Left-hander Andrew Heaney shows promise in first start with Angels

Left-hander Andrew Heaney shows promise in first start with Angels
Angel rookie pitcher Andrew Heaney faces the Houston Astros during the first inning of a game Wednesday at Angel Stadium (Mark Boster / Los Angeles Times)

Andrew Heaney entered his first spring training with the Angels hoping to win the fifth rotation spot but wound up pitching his way to triple-A, going 1-2 with a 7.03 earned-run average in six exhibition games in which he allowed 19 runs and 29 hits, struck out 19 and walked 10 in 24 1/3 innings.

The 24-year-old left-hander's numbers weren't that much better at Salt Lake, where he was 6-2 with a 4.71 ERA in 14 starts and had a 7.81 ERA in his last five games before the Angels called him up to start Wednesday against the Houston Astros.

The numbers, Manager Mike Scioscia said, did not tell the whole story.

"There's a statistical part of the Pacific Coast League that you have to take into consideration," Scioscia said, alluding to the many hitter-friendly parks in the league, "so we obviously rely very heavily on what our coaches see.


"I think Andrew, from the reports we have, has executed pitches much better than his numbers show, and hopefully it will add up to a well-pitched game. ... We think he's ready for the challenge of the major leagues.
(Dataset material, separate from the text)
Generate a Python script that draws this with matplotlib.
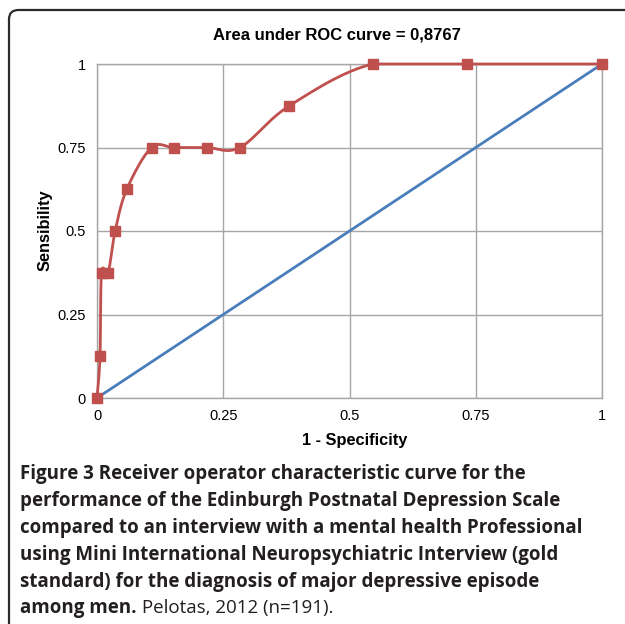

It's been brewing for a while. He's been knocking on our door, and he's ready to take this opportunity."

Heaney, acquired from the Dodgers via the Miami Marlins for second baseman Howie Kendrick last December, certainly looked ready Wednesday, allowing one run and four hits in six innings, striking out five and walking one in the Angels' 2-1, 13-inning victory.

He didn't get the win but showed that the adjustments he made with pitching coach Mike Butcher, roving pitching instructor Marcel Lachemann toward the end of spring training and the work he put in with triple-A pitching coach Erik Bennett this season have helped.

"This is the guy I know our scouting department and [General Manager] Jerry Dipoto hoped we’d see this spring,” Scioscia said. “He wasn’t quite where he needed to be, but he went to Salt Lake and worked hard.

He wasn't finishing his delivery and getting out front like he had been a couple years ago. They looked at video of when he was throwing the ball well. He's much closer to that delivery that produces the stuff we're seeing now, and that's encouraging."

Heaney, who went 0-3 with a 5.83 ERA in seven games for the Marlins last season, took the roster spot of outfielder Alfredo Marte, who was optioned to triple-A after Tuesday night, and the rotation spot of Jered Weaver, who went on the disabled list because of left-hip inflammation on Sunday.

Heaney will get at least one more start, Tuesday night against the New York Yankees, but with off days on July 2 and July 6, the Angels won’t need a fifth starter again until July 11. But Heaney could force his way into the picture with another strong performance Tuesday.

"I probably didn't make the greatest impression in spring training, but I felt like I finished on a high note," Heaney said, referring  to the 5 1/3 no-hit innings he threw in an April 3 exhibition game against the Dodgers.

"I tried to take that to Salt Lake and pitch well. I had my ups and downs there, but now that I'm here, I just want to prove that I can stay."

Matt Shoemaker is 4-5 with a 5.20 ERA and has allowed more homers (15) in 13 starts this season than he did in all of 2014, when he went 16-4 with a 3.04 ERA and gave up 14 homers in 27 games, 20 of them starts.

The right-hander was originally scheduled to pitch Wednesday but had his start pushed to Friday to "hopefully refine a couple of things," Scioscia said. "He's trying to get his fastball in good spot."

And Weaver wasn’t exactly a Cy Young Award candidate when he went on the DL—the veteran right-hander is 4-8 with a 4.75 ERA with 16 homers allowed.

"Any time a young player gets an opportunity and performs well, it bodes well for him to continue to get opportunities," Scioscia said. "Our rotation isn't mapped out to the end of the year. There are some things that are fluid, and we'll see how Andrew fits in."